The heat wave this past weekend here in LA made the idea of sitting in an air-conditioned movie theater more than usually appealing to me, so I ended up watching three thrillers. Thrillers are basically my favorite genre. I would sooner watch a mediocre thriller than sit through a critically acclaimed “feel good” movie like St. Vincent. That’s just the way I roll.

The first one I saw was a French-Canadian film titled Tom at the Farm. It’s basically about a sado-masochistic relationship that often seems to be on the verge of becoming lethal. It’s OK. A big problem I had with this film is that I found the main character unsympathetic, since he seemed to like being bullied. I enjoyed Cop Car a lot more. It’s fun watching Kevin Bacon playing a thoroughly corrupt and cynical small-town sheriff. The director, Jon Watts, shows a real knack for building suspense. However, I found the up-in-the-air ending disappointing. I have to admit that I’m not big on up-in-the-air endings. A film, like a symphony, should have an ending that brings things to completion.

The best film I saw, though, was The Gift, written and directed by Joel Edgerton. It tells the story of a married couple, Simon (Jason Bateman) and Robyn (Rebecca Hall), who have just bought a house in the Hollywood Hills. While shopping one day, they bump into Gordon (Joel Edgerton), an old schoolmate of Simon’s. They have him over for dinner one day, and afterwards Gordon begins to drop by their house, leaving gifts and offering to help out with things. His behavior begins to seem intrusive and a bit unnerving.
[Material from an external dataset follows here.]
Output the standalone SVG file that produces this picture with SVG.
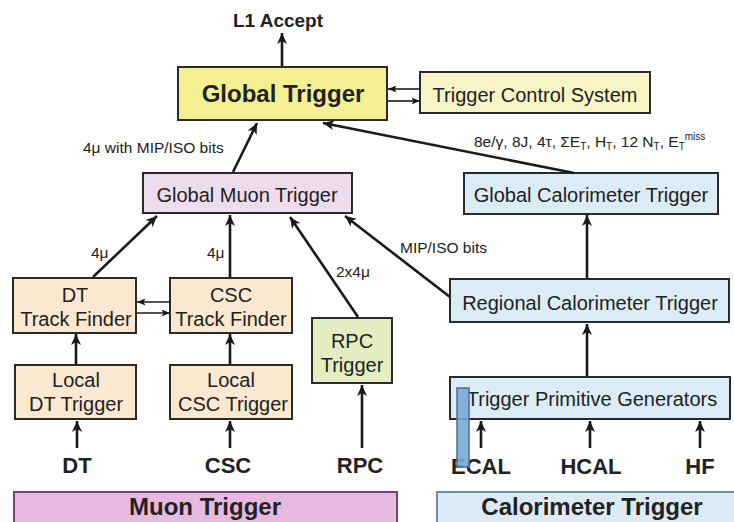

Robyn starts to suspect that Simon is not telling her the whole truth about his past relationship with Gordon.

First-time director Edgerton does a good job of creating a sense of foreboding. The film benefits from strong performances, particularly from Hall, who does a good job of conveying Robyn’s conflicting emotions: she is simultaneously sympathetic towards Gordon and a bit creeped out by him.


Although I mostly liked this film, I found the ending unsatisfying. We see Gordon gloating over a defeated Simon. Although Simon is truly a terrible person, Gordon’s own actions were sordid. He stalked Robyn and invaded her privacy; he basically used her to get even with Simon. I would have preferred an ending that did a better job of acknowledging the moral ambiguities of the situation.